Paris : Mme Croissant, Librairie, Éditeur de la Collection Culinaire d'Antonin Carême, 1856. First & only edition, Printed by Imprimerie de W. Remquet et Cie, Paris.
Octavo (210x140mm) original publisher's binding, quarter bound green cloth, printed cream paper boards, [4, half-title, title-page],[527]-557,[1]pp : π², 35-36⁸. Page head "Traité des Entrées Chaudes, Etc." , running head "Chapitre Quarante-Sixième". Upper board lightly soiled, rear board soiled; edges faintly rubbed; faint foxing. In French.
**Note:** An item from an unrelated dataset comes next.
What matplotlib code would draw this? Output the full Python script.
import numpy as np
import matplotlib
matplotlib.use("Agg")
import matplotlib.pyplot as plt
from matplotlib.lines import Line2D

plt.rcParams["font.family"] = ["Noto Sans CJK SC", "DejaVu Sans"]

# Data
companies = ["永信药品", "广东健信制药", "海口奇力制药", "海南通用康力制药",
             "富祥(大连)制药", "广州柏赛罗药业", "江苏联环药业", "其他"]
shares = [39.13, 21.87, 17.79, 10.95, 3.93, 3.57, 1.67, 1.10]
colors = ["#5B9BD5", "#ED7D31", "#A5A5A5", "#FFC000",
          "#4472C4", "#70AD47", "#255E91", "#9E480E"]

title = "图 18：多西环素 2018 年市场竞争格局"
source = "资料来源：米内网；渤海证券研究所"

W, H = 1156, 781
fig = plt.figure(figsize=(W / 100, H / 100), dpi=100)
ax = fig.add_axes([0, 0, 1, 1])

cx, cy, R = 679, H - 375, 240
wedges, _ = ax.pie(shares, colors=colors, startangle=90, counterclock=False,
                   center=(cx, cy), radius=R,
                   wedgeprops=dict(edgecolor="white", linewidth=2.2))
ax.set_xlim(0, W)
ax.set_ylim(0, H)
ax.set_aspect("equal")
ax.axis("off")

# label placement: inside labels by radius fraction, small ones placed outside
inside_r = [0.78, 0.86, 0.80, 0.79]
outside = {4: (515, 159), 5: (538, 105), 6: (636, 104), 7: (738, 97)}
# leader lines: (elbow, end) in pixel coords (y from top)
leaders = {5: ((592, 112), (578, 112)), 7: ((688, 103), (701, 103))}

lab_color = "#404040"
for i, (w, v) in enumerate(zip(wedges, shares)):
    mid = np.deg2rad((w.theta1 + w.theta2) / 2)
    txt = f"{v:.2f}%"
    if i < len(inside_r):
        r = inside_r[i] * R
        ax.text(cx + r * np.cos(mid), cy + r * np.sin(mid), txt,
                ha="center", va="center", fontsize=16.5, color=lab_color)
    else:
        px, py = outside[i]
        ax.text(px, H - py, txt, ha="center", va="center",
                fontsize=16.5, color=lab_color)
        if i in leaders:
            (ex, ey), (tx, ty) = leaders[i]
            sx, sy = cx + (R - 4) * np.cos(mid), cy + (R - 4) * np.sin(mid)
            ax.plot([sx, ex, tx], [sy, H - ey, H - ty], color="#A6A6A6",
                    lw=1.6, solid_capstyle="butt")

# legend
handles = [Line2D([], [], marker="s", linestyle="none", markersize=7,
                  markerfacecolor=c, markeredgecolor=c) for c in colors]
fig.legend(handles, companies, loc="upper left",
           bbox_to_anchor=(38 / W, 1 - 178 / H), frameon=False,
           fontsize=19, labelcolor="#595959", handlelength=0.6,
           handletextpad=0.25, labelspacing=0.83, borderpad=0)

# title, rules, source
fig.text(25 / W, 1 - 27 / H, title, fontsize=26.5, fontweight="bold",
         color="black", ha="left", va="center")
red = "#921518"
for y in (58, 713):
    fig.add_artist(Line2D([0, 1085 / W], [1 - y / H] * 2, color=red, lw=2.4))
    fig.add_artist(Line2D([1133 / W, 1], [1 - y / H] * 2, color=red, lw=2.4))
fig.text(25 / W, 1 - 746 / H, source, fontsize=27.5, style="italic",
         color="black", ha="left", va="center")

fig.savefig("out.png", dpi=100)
Plumerey was one of Antonin Careme's pupils along with Francatelli and Gouffe. He took on the task of completing Careme's major and final work L'Art de la Cuisine Francaise au XIX-e siecle after Careme died in 1836, with only three volumes complete. Careme's intention was to have the work in seven parts but only five were completed. Volumes four and five were completed by Plumerey from Careme's notes and published in 1843-1844. Volume five ends at Chapitre Quarante-Cinqieme. This small volume published a decade later¹ is Chapitre Quarante-Sixieme and a continuation of volume 5 of final Careme's work . The pagination continues from the end of Volume five of the 1846 edition².
Plumerey, who had also worked for Talleyrand went on to become the chef to Princess Poniatowski and later to the Comte de Pahlen, Russian ambassador to France. Mme Croissant, Libraire was a small bookseller and publisher in Paris in the 1850s. Several works were published on cookery, mushrooms and wine as well as a few miscellaneous titles. The imprint is scarce.
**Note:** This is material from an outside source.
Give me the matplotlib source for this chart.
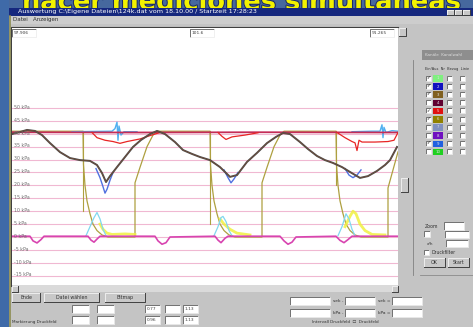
import matplotlib.pyplot as plt
from matplotlib.patches import Rectangle
import matplotlib.patheffects as pe

nan = float('nan')

# pressure traces, x = sample index across the screen (0..386), y = kPa
n_mean = [0, 8, 15, 23, 30, 38, 48, 58, 68, 78, 85, 90, 94, 98, 105, 113, 121, 129, 138, 145,
          153, 163, 171, 180, 188, 198, 208, 218, 225, 235, 245, 255, 264, 271, 278, 288, 296,
          305, 313, 321, 330, 338, 348, 356, 365, 373, 378, 385]
p_mean = [39.9, 40.7, 41.5, 41.1, 39.5, 36.4, 32.9, 30.6, 29.8, 29.5, 27.9, 24.8, 21.3, 23.6,
          27.1, 31.0, 34.9, 37.6, 39.9, 41.1, 39.9, 36.8, 33.7, 32.2, 31.0, 29.8, 27.1, 23.3,
          24.0, 29.1, 32.6, 36.4, 38.8, 40.3, 39.9, 36.8, 34.1, 31.4, 29.8, 28.7, 27.1, 25.2,
          22.9, 23.6, 25.6, 27.9, 29.8, 34.9]

n_aorta = [0, 120, 250, 386]
p_aorta = [40.6, 40.5, 40.6, 40.5]

n_red = [80, 85, 93, 101, 108, 115, 128, 138, 148, nan, 206, 210, 214, 220, 233, 246, nan,
         325, 333, 340, 343, 345, 347, 350, 363, 376, 382, 386]
p_red = [40.5, 38.5, 37.5, 37.0, 36.3, 37.0, 38.0, 39.3, 40.5, nan, 40.5, 39.0, 37.8, 38.8,
         39.5, 40.4, nan, 40.5, 38.5, 37.0, 36.5, 33.5, 37.5, 36.8, 36.8, 37.0, 37.5, 40.5]

n_lblue = [60, 80, 100, 103, 105, 106, 107, 109, 112, 125, nan,
           340, 360, 368, 370, 371, 372, 374, 380, 386]
p_lblue = [40.8, 40.9, 41.0, 42.0, 44.5, 37.5, 43.0, 39.5, 40.8, 40.8, nan,
           40.8, 41.0, 41.0, 43.5, 38.5, 42.5, 40.5, 41.2, 41.0]

n_blue = [84, 88, 91, 93, 95, 98, 101, nan, 212, 216, 219, 222, 226, nan, 333, 337, 341, 345, 349]
p_blue = [26.5, 23.0, 19.5, 17.0, 18.5, 22.0, 25.0, nan, 26.0, 23.0, 21.0, 22.5, 25.0, nan,
          26.5, 24.0, 23.0, 24.0, 26.0]

n_lv = [0, 71, 71.5, 73, 75, 78, 81, 85, 90, 96, 123, 123, 128, 135, 141, 145,
        198, 198.5, 200, 202, 205, 208, 212, 217, 223, 250, 250, 255, 262, 268, 272,
        324, 324.5, 326, 328, 331, 334, 338, 343, 349, 376, 376, 381, 386]
p_lv = [41, 41, 28, 20, 14, 9, 5, 2.5, 0.8, 0, 0, 21, 27, 35, 39.5, 41,
        41, 28, 20, 14, 9, 5, 2.5, 0.8, 0, 0, 21, 27, 35, 39.5, 41,
        41, 28, 20, 14, 9, 5, 2.5, 0.8, 0, 0, 19, 26, 33]
n_lv_drop = [71, 198, 324]
p_lv_drop_low = [10, 5, 20]

n_yellow = [88, 91, 95, 100, 113, 123, nan, 208, 212, 218, 225, 238, nan,
            333, 338, 341, 344, 348, 353, 360, 373]
p_yellow = [5, 3, 1.5, 1.0, 1.2, 1.0, nan, 7, 5, 3, 1.5, 0.8, nan,
            4, 8, 10, 9, 5, 2.5, 1.0, 0.8]

n_cyan = [74, 78, 82, 85, 88, 91, 94, nan, 202, 206, 209, 211, 214, 217, 220, nan,
          326, 330, 334, 337, 340, 343]
p_cyan = [0.5, 4, 7.5, 9.5, 7, 3, 0.5, nan, 0.5, 4, 7.5, 8, 6, 2.5, 0.5, nan,
          0.5, 4, 9, 7, 3, 0.5]

n_base = [0, 18, 21, 25, 29, 32, 76, 79, 82, 85, 88, 143, 146, 150, 154, 158, 203, 206, 209,
          213, 216, 268, 272, 276, 280, 284, 324, 328, 332, 336, 340, 386]
p_base = [0.3, 0.3, -1.5, -2.3, -1.0, 0.3, 0.3, -1.2, -2.0, -0.8, 0.3, 0.3, -1.5, -2.8, -2.2,
          0.0, 0.3, -1.2, -2.2, -0.5, 0.3, 0.3, -1.5, -2.8, -2.0, 0.0, 0.3, -1.3, -2.2, -1.0,
          0.3, 0.3]

grid_kpa = [50, 45, 40, 35, 30, 25, 20, 15, 10, 5, 0, -5, -10, -15]

channel_colors = ['#80f080', '#1010c0', '#806020', '#600030', '#e01010',
                  '#908000', '#8090c0', '#7010c0', '#2060e0', '#20d020']
channel_on = [1, 1, 1, 0, 1, 1, 0, 0, 1, 0]
top_values = ['97.906', '101.6', '91.265']

fig = plt.figure(figsize=(4.73, 3.27), dpi=100)
bg = fig.add_axes([0, 0, 1, 1])
bg.set_xlim(0, 473)
bg.set_ylim(327, 0)
bg.axis('off')


def box(a, x, y, w, h, fc, ec='none', lw=0.5, z=1):
    a.add_patch(Rectangle((x, y), w, h, facecolor=fc, edgecolor=ec, linewidth=lw, zorder=z))


def sunken(a, x, y, w, h, fc='white', label=None):
    box(a, x, y, w, h, fc)
    a.plot([x, x, x + w], [y + h, y, y], color='#5a5a5a', lw=0.6)
    a.plot([x, x + w, x + w], [y + h, y + h, y], color='#eeeeee', lw=0.6)
    if label:
        a.text(x + 1.5, y + h / 2, label, fontsize=3.2, va='center', color='#404040')


def button(a, x, y, w, h, label):
    box(a, x, y, w, h, '#c8c8c8')
    a.plot([x, x, x + w], [y + h, y, y], color='#f4f4f4', lw=0.6)
    a.plot([x, x + w, x + w], [y + h, y + h, y], color='#404040', lw=0.7)
    a.text(x + w / 2, y + h / 2 + 0.3, label, fontsize=3.4, ha='center', va='center',
           color='#303030')


# slide background with its title, mostly hidden behind the window
box(bg, 0, 0, 473, 327, '#46689e', z=0)
box(bg, 0, 0, 9, 327, '#3f6aa8', z=0)
bg.text(22, 9.5, 'hacer mediciones simultáneas', fontsize=18.5,
        fontweight='bold', color='#f2f200', va='baseline', zorder=0.5,
        path_effects=[pe.withStroke(linewidth=1.5, foreground='#1c2c66')])

# window
box(bg, 9, 8, 464, 319, '#c4c4c4')
box(bg, 9, 8, 464, 8, '#16287e')
bg.text(18, 12, 'Auswertung C:\\Eigene Dateien\\124k.dat vom 18.10.00 / Startzeit 17:28:23',
        fontsize=4.6, color='white', va='center')
for bx in [447, 455, 463]:
    button(bg, bx, 9.5, 7, 5.5, '')
box(bg, 9, 16, 464, 8, '#cdcdcd')
bg.text(13, 20, 'Datei   Anzeigen', fontsize=4.0, color='#303030', va='center')
bg.plot([9.5, 9.5], [16, 327], color='#8c8c50', lw=1.2)

# plot frame
bg.plot([11, 11, 398], [286, 27, 27], color='#404040', lw=0.8)
box(bg, 12, 285, 386, 7, '#dadada')
button(bg, 12, 286, 6, 6, '')
button(bg, 392, 286, 6, 6, '')

# main chart
ax = fig.add_axes([12 / 473, (327 - 285) / 327, 386 / 473, (285 - 28) / 327])
ax.set_xlim(0, 386)
ax.set_ylim(-18.6, 81)
ax.set_facecolor('white')
for s in ax.spines.values():
    s.set_visible(False)
ax.set_xticks([])
ax.set_yticks([])
for g in grid_kpa:
    ax.axhline(g, color='#f0b8d2', lw=0.8, zorder=1)
    ax.text(1.5, g + 0.3, f'{g} kPa', fontsize=3.4, color='#707070', va='center', zorder=6)

ax.plot(n_lblue, p_lblue, color='#50b0f0', lw=1.0, zorder=3)
ax.plot(n_lv, p_lv, color='#aea040', lw=0.9, zorder=2)
for xv, lo in zip(n_lv_drop, p_lv_drop_low):
    ax.plot([xv, xv], [41, lo], color='#aea040', lw=0.8, zorder=2)
ax.plot(n_aorta, p_aorta, color='#c42c58', lw=1.3, zorder=3)
ax.plot(n_red, p_red, color='#e82424', lw=0.9, zorder=4)
ax.plot(n_blue, p_blue, color='#5070e0', lw=1.0, zorder=3)
ax.plot(n_mean, p_mean, color='#4a4a4a', lw=1.4, zorder=4)
ax.plot(n_mean, p_mean, color='#8a5030', lw=0.5, alpha=0.7, zorder=5)
ax.plot(n_yellow, p_yellow, color='#f0f040', lw=2.0, alpha=0.85, zorder=3)
ax.plot(n_cyan, p_cyan, color='#80d8f0', lw=0.9, zorder=3)
ax.plot(n_base, p_base, color='#d844b0', lw=1.2, zorder=3)

# overlay for the boxes sitting on the chart and the side/bottom panels
top = fig.add_axes([0, 0, 1, 1])
top.set_xlim(0, 473)
top.set_ylim(327, 0)
top.axis('off')
top.patch.set_alpha(0)
for xb, lab in zip([12, 190, 370], top_values):
    sunken(top, xb, 28.5, 24, 8, label=lab)
button(top, 399, 28, 7, 8, '')

# side panel
top.plot([413, 413], [60, 275], color='#808080', lw=0.6)
button(top, 401, 178, 7, 14, '')
box(top, 422, 50, 51, 10, '#8e8e8e')
top.text(425, 55, 'Kanäle  Kanalwahl', fontsize=3.0, color='#dcdcdc', va='center')
top.text(425, 69, 'Ein/Aus  Nr  Bezug  Linie', fontsize=2.6, color='#303030', va='center')
for i, (c, on) in enumerate(zip(channel_colors, channel_on)):
    yr = 75.5 + 8.2 * i
    sunken(top, 426, yr, 5, 5)
    if on:
        top.text(428.5, yr + 2.7, '✓', fontsize=3.2, ha='center', va='center', color='black')
    box(top, 433, yr - 0.5, 10, 6.5, c)
    top.text(438, yr + 2.8, str(i + 1), fontsize=2.8, ha='center', va='center', color='#e0e0e0')
    sunken(top, 447, yr, 5, 5)
    sunken(top, 460, yr, 5, 5)

top.text(425, 226, 'Zoom', fontsize=3.3, va='center', color='#303030')
sunken(top, 444, 222, 20, 8)
sunken(top, 424, 231, 6, 6)
sunken(top, 445, 231, 24, 7)
top.text(427, 244, 'x/h', fontsize=3.0, va='center', color='#303030')
sunken(top, 446, 240, 22, 7)
sunken(top, 424, 250, 5, 5)
top.text(431, 252.5, 'Druckfilter', fontsize=3.3, va='center', color='#303030')
button(top, 424, 258, 21, 9, 'OK')
button(top, 448, 258, 21, 9, 'Start')
top.plot([420, 473], [275, 275], color='#8a8a8a', lw=0.6)

# bottom panel
button(top, 12, 293, 28, 9, 'Ende')
button(top, 44, 293, 55, 9, 'Datei wählen')
button(top, 105, 293, 40, 9, 'Bitmap')
top.text(12, 322, 'Markierung Druckfeld', fontsize=3.0, va='center', color='#303030')
for xs in [72, 97]:
    sunken(top, xs, 305, 17, 8)
    sunken(top, xs, 316, 17, 8)
for xs, lab in zip([145, 165, 183], ['0.77', '', '1.13']):
    sunken(top, xs, 305, 15, 8, label=lab)
    sunken(top, xs, 316, 15, 8, label=lab.replace('0.77', '0.96'))
for yy, unit in zip([297, 309], ['sek', 'kPa']):
    sunken(top, 290, yy, 40, 8)
    top.text(333, yy + 4, unit + ' -', fontsize=3.2, va='center', color='#303030')
    sunken(top, 345, yy, 30, 8)
    top.text(378, yy + 4, unit + ' =', fontsize=3.2, va='center', color='#303030')
    sunken(top, 392, yy, 30, 8)
top.text(312, 322, 'Intervall Druckfeld  ☐  Druckfeld', fontsize=3.0, va='center',
         color='#303030')

fig.savefig('out.png', dpi=100)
There are twenty-five recipes for sweet dishes or puddings including beignets, charlottes and gateaux du riz. A search of all five volumes in all online editions of L'Art de la Cuisine Francaise au XIX-e siecle could not locate the recipes contained here.
Rare
§ Unrecorded. Not recorded in OCLC, and in particular not in the BNF.
§ Not in any culinary bibliography; in particular neither in Vicaire, Bitting, Oberlé, nor Cagle. No auction or catalogue record could be found.
¹ On Sunday 2 March 1856, the publisher advertised the volume for sale in Le Siecle as an additional volume in the Collection Culinaire d'Antonin Caréme available either together with the other volumes or separately for 14 fr. No other record of the work has been found.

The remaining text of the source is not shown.